:: What to work on ::
Images are not part of the copy; write out the rest of the data exactly as given.

:: Data segment ::
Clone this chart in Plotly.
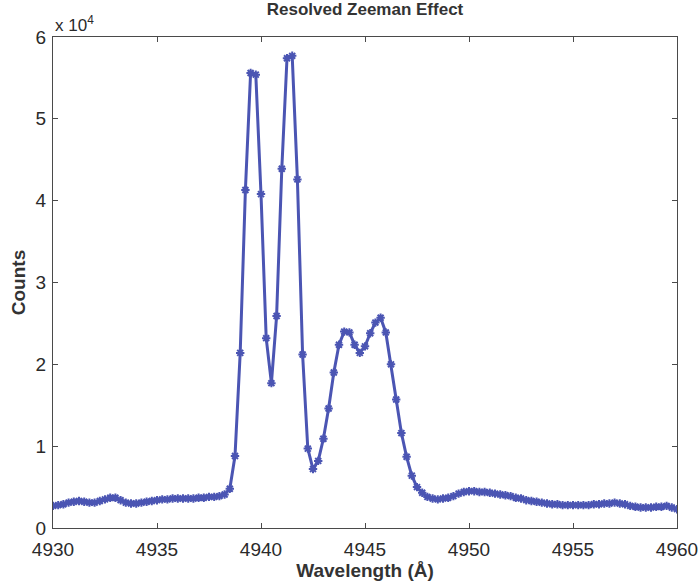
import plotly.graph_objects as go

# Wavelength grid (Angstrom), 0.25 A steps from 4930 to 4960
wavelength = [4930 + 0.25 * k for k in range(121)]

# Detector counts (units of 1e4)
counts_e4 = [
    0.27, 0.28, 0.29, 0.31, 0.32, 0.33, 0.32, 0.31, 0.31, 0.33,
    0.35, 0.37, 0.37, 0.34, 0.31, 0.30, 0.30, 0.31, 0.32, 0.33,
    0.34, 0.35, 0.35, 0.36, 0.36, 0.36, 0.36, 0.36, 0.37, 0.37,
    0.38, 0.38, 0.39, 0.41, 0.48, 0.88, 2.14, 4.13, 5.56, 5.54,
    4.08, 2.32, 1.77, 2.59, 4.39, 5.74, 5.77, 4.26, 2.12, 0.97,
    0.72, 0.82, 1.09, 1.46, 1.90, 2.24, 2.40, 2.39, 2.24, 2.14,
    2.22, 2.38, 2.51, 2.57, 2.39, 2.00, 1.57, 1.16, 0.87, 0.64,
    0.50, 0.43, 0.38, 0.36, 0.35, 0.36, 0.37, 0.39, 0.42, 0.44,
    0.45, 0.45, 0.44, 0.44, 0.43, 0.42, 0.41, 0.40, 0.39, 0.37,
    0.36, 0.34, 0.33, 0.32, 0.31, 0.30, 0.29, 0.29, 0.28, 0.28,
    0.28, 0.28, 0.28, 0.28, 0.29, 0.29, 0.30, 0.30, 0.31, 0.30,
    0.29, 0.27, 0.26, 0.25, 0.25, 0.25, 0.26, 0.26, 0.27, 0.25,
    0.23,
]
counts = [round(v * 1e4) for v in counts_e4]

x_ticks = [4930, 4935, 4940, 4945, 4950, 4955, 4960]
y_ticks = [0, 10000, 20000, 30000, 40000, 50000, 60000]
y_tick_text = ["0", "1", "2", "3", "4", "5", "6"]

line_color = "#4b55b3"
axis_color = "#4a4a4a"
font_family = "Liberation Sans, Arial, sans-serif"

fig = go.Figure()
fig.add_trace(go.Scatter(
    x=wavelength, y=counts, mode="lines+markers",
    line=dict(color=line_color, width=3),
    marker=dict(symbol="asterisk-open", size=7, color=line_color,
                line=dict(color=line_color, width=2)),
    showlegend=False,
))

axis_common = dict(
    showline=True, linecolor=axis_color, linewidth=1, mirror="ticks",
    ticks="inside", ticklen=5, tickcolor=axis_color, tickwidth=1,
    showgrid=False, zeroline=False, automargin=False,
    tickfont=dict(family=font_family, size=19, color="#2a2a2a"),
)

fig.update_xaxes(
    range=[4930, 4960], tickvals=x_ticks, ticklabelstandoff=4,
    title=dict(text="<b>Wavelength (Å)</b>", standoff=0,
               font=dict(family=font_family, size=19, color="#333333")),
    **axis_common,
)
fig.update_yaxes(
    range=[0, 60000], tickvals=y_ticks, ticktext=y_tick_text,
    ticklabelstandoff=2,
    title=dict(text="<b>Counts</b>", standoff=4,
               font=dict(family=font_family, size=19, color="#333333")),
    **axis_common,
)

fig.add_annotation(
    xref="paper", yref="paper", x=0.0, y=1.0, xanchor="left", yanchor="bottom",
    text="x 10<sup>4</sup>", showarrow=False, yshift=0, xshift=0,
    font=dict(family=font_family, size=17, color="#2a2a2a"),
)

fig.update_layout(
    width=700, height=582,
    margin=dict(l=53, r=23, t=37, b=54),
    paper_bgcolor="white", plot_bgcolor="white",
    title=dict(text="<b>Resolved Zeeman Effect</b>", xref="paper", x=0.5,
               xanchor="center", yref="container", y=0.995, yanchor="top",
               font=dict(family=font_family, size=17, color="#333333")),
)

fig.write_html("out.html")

:: Task result ::
Clone this chart in Plotly.
import plotly.graph_objects as go

# Wavelength grid (Angstrom), 0.25 A steps from 4930 to 4960
wavelength = [4930 + 0.25 * k for k in range(121)]

# Detector counts (units of 1e4)
counts_e4 = [
    0.27, 0.28, 0.29, 0.31, 0.32, 0.33, 0.32, 0.31, 0.31, 0.33,
    0.35, 0.37, 0.37, 0.34, 0.31, 0.30, 0.30, 0.31, 0.32, 0.33,
    0.34, 0.35, 0.35, 0.36, 0.36, 0.36, 0.36, 0.36, 0.37, 0.37,
    0.38, 0.38, 0.39, 0.41, 0.48, 0.88, 2.14, 4.13, 5.56, 5.54,
    4.08, 2.32, 1.77, 2.59, 4.39, 5.74, 5.77, 4.26, 2.12, 0.97,
    0.72, 0.82, 1.09, 1.46, 1.90, 2.24, 2.40, 2.39, 2.24, 2.14,
    2.22, 2.38, 2.51, 2.57, 2.39, 2.00, 1.57, 1.16, 0.87, 0.64,
    0.50, 0.43, 0.38, 0.36, 0.35, 0.36, 0.37, 0.39, 0.42, 0.44,
    0.45, 0.45, 0.44, 0.44, 0.43, 0.42, 0.41, 0.40, 0.39, 0.37,
    0.36, 0.34, 0.33, 0.32, 0.31, 0.30, 0.29, 0.29, 0.28, 0.28,
    0.28, 0.28, 0.28, 0.28, 0.29, 0.29, 0.30, 0.30, 0.31, 0.30,
    0.29, 0.27, 0.26, 0.25, 0.25, 0.25, 0.26, 0.26, 0.27, 0.25,
    0.23,
]
counts = [round(v * 1e4) for v in counts_e4]

x_ticks = [4930, 4935, 4940, 4945, 4950, 4955, 4960]
y_ticks = [0, 10000, 20000, 30000, 40000, 50000, 60000]
y_tick_text = ["0", "1", "2", "3", "4", "5", "6"]

line_color = "#4b55b3"
axis_color = "#4a4a4a"
font_family = "Liberation Sans, Arial, sans-serif"

fig = go.Figure()
fig.add_trace(go.Scatter(
    x=wavelength, y=counts, mode="lines+markers",
    line=dict(color=line_color, width=3),
    marker=dict(symbol="asterisk-open", size=7, color=line_color,
                line=dict(color=line_color, width=2)),
    showlegend=False,
))

axis_common = dict(
    showline=True, linecolor=axis_color, linewidth=1, mirror="ticks",
    ticks="inside", ticklen=5, tickcolor=axis_color, tickwidth=1,
    showgrid=False, zeroline=False, automargin=False,
    tickfont=dict(family=font_family, size=19, color="#2a2a2a"),
)

fig.update_xaxes(
    range=[4930, 4960], tickvals=x_ticks, ticklabelstandoff=4,
    title=dict(text="<b>Wavelength (Å)</b>", standoff=0,
               font=dict(family=font_family, size=19, color="#333333")),
    **axis_common,
)
fig.update_yaxes(
    range=[0, 60000], tickvals=y_ticks, ticktext=y_tick_text,
    ticklabelstandoff=2,
    title=dict(text="<b>Counts</b>", standoff=4,
               font=dict(family=font_family, size=19, color="#333333")),
    **axis_common,
)

fig.add_annotation(
    xref="paper", yref="paper", x=0.0, y=1.0, xanchor="left", yanchor="bottom",
    text="x 10<sup>4</sup>", showarrow=False, yshift=0, xshift=0,
    font=dict(family=font_family, size=17, color="#2a2a2a"),
)

fig.update_layout(
    width=700, height=582,
    margin=dict(l=53, r=23, t=37, b=54),
    paper_bgcolor="white", plot_bgcolor="white",
    title=dict(text="<b>Resolved Zeeman Effect</b>", xref="paper", x=0.5,
               xanchor="center", yref="container", y=0.995, yanchor="top",
               font=dict(family=font_family, size=17, color="#333333")),
)

fig.write_html("out.html")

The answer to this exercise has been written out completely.